▸ Exercise details
Quote every line as written. Omit pictures.

┏━━

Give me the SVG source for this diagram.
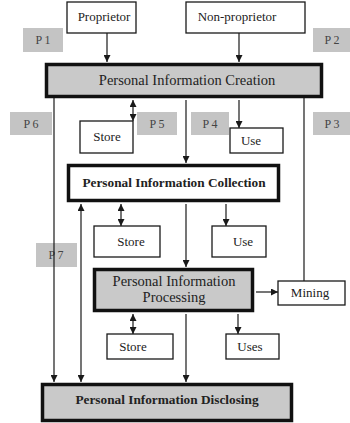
<svg xmlns="http://www.w3.org/2000/svg" width="350" height="423" viewBox="0 0 350 423">
  <style>
    .box { fill: #ffffff; stroke: #1a1a1a; stroke-width: 1.3; }
    .stage { fill: #c9c9c9; stroke: #111111; stroke-width: 3.5; }
    .stage-w { fill: #ffffff; stroke: #111111; stroke-width: 3.5; }
    .tag { fill: #c4c4c4; stroke: none; }
    text { font-family: "Liberation Serif", "DejaVu Serif", "Times New Roman", serif; text-anchor: middle; }
    .lbl { font-size: 13px; fill: #222222; }
    .big { font-size: 14.5px; fill: #222222; }
    .head { font-size: 13.3px; font-weight: bold; fill: #222222; }
    .tagtxt { font-size: 12px; fill: #444444; }
    .wire { fill: none; stroke: #1a1a1a; stroke-width: 1.2; }
  </style>
  <defs>
    <marker id="head" viewBox="0 0 10 10" refX="10" refY="5" markerWidth="7" markerHeight="7" orient="auto-start-reverse" markerUnits="userSpaceOnUse">
      <path d="M0,0 L10,5 L0,10 z" fill="#1a1a1a"/>
    </marker>
  </defs>

  <rect width="350" height="423" fill="#ffffff"/>

  <!-- phase tags -->
  <g id="tags">
    <rect class="tag" x="23" y="28" width="40" height="24"/><text class="tagtxt" x="43" y="44">P 1</text>
    <rect class="tag" x="313" y="28" width="37" height="24"/><text class="tagtxt" x="332" y="44">P 2</text>
    <rect class="tag" x="10" y="112" width="42" height="23"/><text class="tagtxt" x="31" y="128">P 6</text>
    <rect class="tag" x="137" y="112" width="40" height="23"/><text class="tagtxt" x="157" y="128">P 5</text>
    <rect class="tag" x="191" y="112" width="38" height="23"/><text class="tagtxt" x="210" y="128">P 4</text>
    <rect class="tag" x="313" y="112" width="37" height="23"/><text class="tagtxt" x="332" y="128">P 3</text>
    <rect class="tag" x="36" y="243" width="41" height="24"/><text class="tagtxt" x="56" y="259">P 7</text>
  </g>

  <!-- connectors -->
  <g id="connectors">
    <line class="wire" x1="107" y1="33" x2="107" y2="62" marker-end="url(#head)"/>
    <line class="wire" x1="239" y1="33" x2="239" y2="62" marker-end="url(#head)"/>
    <line class="wire" x1="133" y1="100" x2="133" y2="121" marker-start="url(#head)" marker-end="url(#head)"/>
    <line class="wire" x1="239" y1="100" x2="239" y2="128" marker-end="url(#head)"/>
    <line class="wire" x1="186" y1="100" x2="186" y2="163" marker-end="url(#head)"/>
    <line class="wire" x1="54" y1="86" x2="54" y2="382" marker-end="url(#head)"/>
    <line class="wire" x1="81" y1="204" x2="81" y2="382" marker-start="url(#head)" marker-end="url(#head)"/>
    <line class="wire" x1="121" y1="204" x2="121" y2="226" marker-start="url(#head)" marker-end="url(#head)"/>
    <line class="wire" x1="226" y1="204" x2="226" y2="226" marker-end="url(#head)"/>
    <line class="wire" x1="186" y1="204" x2="186" y2="267" marker-end="url(#head)"/>
    <line class="wire" x1="256" y1="292" x2="278" y2="292" marker-end="url(#head)"/>
    <line class="wire" x1="304" y1="281" x2="304" y2="86" marker-end="url(#head)"/>
    <line class="wire" x1="133" y1="314" x2="133" y2="334" marker-start="url(#head)" marker-end="url(#head)"/>
    <line class="wire" x1="238" y1="314" x2="238" y2="334" marker-end="url(#head)"/>
    <line class="wire" x1="186" y1="314" x2="186" y2="382" marker-end="url(#head)"/>
  </g>

  <g id="proprietor">
    <rect class="box" x="67" y="2" width="69" height="31"/>
    <text class="lbl" x="104" y="21">Proprietor</text>
  </g>
  <g id="non-proprietor">
    <rect class="box" x="186" y="2" width="119" height="31"/>
    <text class="lbl" x="237" y="21">Non-proprietor</text>
  </g>

  <g id="creation">
    <rect class="stage" x="46.5" y="64.5" width="275" height="32"/>
    <text class="big" x="187" y="85">Personal Information Creation</text>
  </g>

  <g id="store-1">
    <rect class="box" x="80" y="121" width="53" height="32"/>
    <text class="lbl" x="107" y="141">Store</text>
  </g>
  <g id="use-1">
    <rect class="box" x="230" y="128" width="53" height="25"/>
    <text class="lbl" x="251" y="145">Use</text>
  </g>

  <g id="collection">
    <rect class="stage-w" x="68.5" y="165.5" width="210" height="35"/>
    <text class="head" x="174" y="187">Personal Information Collection</text>
  </g>

  <g id="store-2">
    <rect class="box" x="94" y="226" width="66" height="31"/>
    <text class="lbl" x="131" y="246">Store</text>
  </g>
  <g id="use-2">
    <rect class="box" x="212" y="226" width="54" height="31"/>
    <text class="lbl" x="243" y="246">Use</text>
  </g>

  <g id="processing">
    <rect class="stage" x="94.5" y="269.5" width="158" height="41"/>
    <text class="big" x="174" y="286">Personal Information</text>
    <text class="big" x="174" y="302">Processing</text>
  </g>

  <g id="mining">
    <rect class="box" x="278" y="281" width="67" height="24"/>
    <text class="lbl" x="310" y="297">Mining</text>
  </g>

  <g id="store-3">
    <rect class="box" x="107" y="334" width="66" height="25"/>
    <text class="lbl" x="133" y="351">Store</text>
  </g>
  <g id="uses">
    <rect class="box" x="226" y="334" width="53" height="25"/>
    <text class="lbl" x="250" y="351">Uses</text>
  </g>

  <g id="disclosing">
    <rect class="stage" x="42.5" y="384.5" width="249" height="36"/>
    <text class="head" x="167" y="404">Personal Information Disclosing</text>
  </g>
</svg>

┗━━

▸ Full response
Give me the SVG source for this diagram.
<svg xmlns="http://www.w3.org/2000/svg" width="350" height="423" viewBox="0 0 350 423">
  <style>
    .box { fill: #ffffff; stroke: #1a1a1a; stroke-width: 1.3; }
    .stage { fill: #c9c9c9; stroke: #111111; stroke-width: 3.5; }
    .stage-w { fill: #ffffff; stroke: #111111; stroke-width: 3.5; }
    .tag { fill: #c4c4c4; stroke: none; }
    text { font-family: "Liberation Serif", "DejaVu Serif", "Times New Roman", serif; text-anchor: middle; }
    .lbl { font-size: 13px; fill: #222222; }
    .big { font-size: 14.5px; fill: #222222; }
    .head { font-size: 13.3px; font-weight: bold; fill: #222222; }
    .tagtxt { font-size: 12px; fill: #444444; }
    .wire { fill: none; stroke: #1a1a1a; stroke-width: 1.2; }
  </style>
  <defs>
    <marker id="head" viewBox="0 0 10 10" refX="10" refY="5" markerWidth="7" markerHeight="7" orient="auto-start-reverse" markerUnits="userSpaceOnUse">
      <path d="M0,0 L10,5 L0,10 z" fill="#1a1a1a"/>
    </marker>
  </defs>

  <rect width="350" height="423" fill="#ffffff"/>

  <!-- phase tags -->
  <g id="tags">
    <rect class="tag" x="23" y="28" width="40" height="24"/><text class="tagtxt" x="43" y="44">P 1</text>
    <rect class="tag" x="313" y="28" width="37" height="24"/><text class="tagtxt" x="332" y="44">P 2</text>
    <rect class="tag" x="10" y="112" width="42" height="23"/><text class="tagtxt" x="31" y="128">P 6</text>
    <rect class="tag" x="137" y="112" width="40" height="23"/><text class="tagtxt" x="157" y="128">P 5</text>
    <rect class="tag" x="191" y="112" width="38" height="23"/><text class="tagtxt" x="210" y="128">P 4</text>
    <rect class="tag" x="313" y="112" width="37" height="23"/><text class="tagtxt" x="332" y="128">P 3</text>
    <rect class="tag" x="36" y="243" width="41" height="24"/><text class="tagtxt" x="56" y="259">P 7</text>
  </g>

  <!-- connectors -->
  <g id="connectors">
    <line class="wire" x1="107" y1="33" x2="107" y2="62" marker-end="url(#head)"/>
    <line class="wire" x1="239" y1="33" x2="239" y2="62" marker-end="url(#head)"/>
    <line class="wire" x1="133" y1="100" x2="133" y2="121" marker-start="url(#head)" marker-end="url(#head)"/>
    <line class="wire" x1="239" y1="100" x2="239" y2="128" marker-end="url(#head)"/>
    <line class="wire" x1="186" y1="100" x2="186" y2="163" marker-end="url(#head)"/>
    <line class="wire" x1="54" y1="86" x2="54" y2="382" marker-end="url(#head)"/>
    <line class="wire" x1="81" y1="204" x2="81" y2="382" marker-start="url(#head)" marker-end="url(#head)"/>
    <line class="wire" x1="121" y1="204" x2="121" y2="226" marker-start="url(#head)" marker-end="url(#head)"/>
    <line class="wire" x1="226" y1="204" x2="226" y2="226" marker-end="url(#head)"/>
    <line class="wire" x1="186" y1="204" x2="186" y2="267" marker-end="url(#head)"/>
    <line class="wire" x1="256" y1="292" x2="278" y2="292" marker-end="url(#head)"/>
    <line class="wire" x1="304" y1="281" x2="304" y2="86" marker-end="url(#head)"/>
    <line class="wire" x1="133" y1="314" x2="133" y2="334" marker-start="url(#head)" marker-end="url(#head)"/>
    <line class="wire" x1="238" y1="314" x2="238" y2="334" marker-end="url(#head)"/>
    <line class="wire" x1="186" y1="314" x2="186" y2="382" marker-end="url(#head)"/>
  </g>

  <g id="proprietor">
    <rect class="box" x="67" y="2" width="69" height="31"/>
    <text class="lbl" x="104" y="21">Proprietor</text>
  </g>
  <g id="non-proprietor">
    <rect class="box" x="186" y="2" width="119" height="31"/>
    <text class="lbl" x="237" y="21">Non-proprietor</text>
  </g>

  <g id="creation">
    <rect class="stage" x="46.5" y="64.5" width="275" height="32"/>
    <text class="big" x="187" y="85">Personal Information Creation</text>
  </g>

  <g id="store-1">
    <rect class="box" x="80" y="121" width="53" height="32"/>
    <text class="lbl" x="107" y="141">Store</text>
  </g>
  <g id="use-1">
    <rect class="box" x="230" y="128" width="53" height="25"/>
    <text class="lbl" x="251" y="145">Use</text>
  </g>

  <g id="collection">
    <rect class="stage-w" x="68.5" y="165.5" width="210" height="35"/>
    <text class="head" x="174" y="187">Personal Information Collection</text>
  </g>

  <g id="store-2">
    <rect class="box" x="94" y="226" width="66" height="31"/>
    <text class="lbl" x="131" y="246">Store</text>
  </g>
  <g id="use-2">
    <rect class="box" x="212" y="226" width="54" height="31"/>
    <text class="lbl" x="243" y="246">Use</text>
  </g>

  <g id="processing">
    <rect class="stage" x="94.5" y="269.5" width="158" height="41"/>
    <text class="big" x="174" y="286">Personal Information</text>
    <text class="big" x="174" y="302">Processing</text>
  </g>

  <g id="mining">
    <rect class="box" x="278" y="281" width="67" height="24"/>
    <text class="lbl" x="310" y="297">Mining</text>
  </g>

  <g id="store-3">
    <rect class="box" x="107" y="334" width="66" height="25"/>
    <text class="lbl" x="133" y="351">Store</text>
  </g>
  <g id="uses">
    <rect class="box" x="226" y="334" width="53" height="25"/>
    <text class="lbl" x="250" y="351">Uses</text>
  </g>

  <g id="disclosing">
    <rect class="stage" x="42.5" y="384.5" width="249" height="36"/>
    <text class="head" x="167" y="404">Personal Information Disclosing</text>
  </g>
</svg>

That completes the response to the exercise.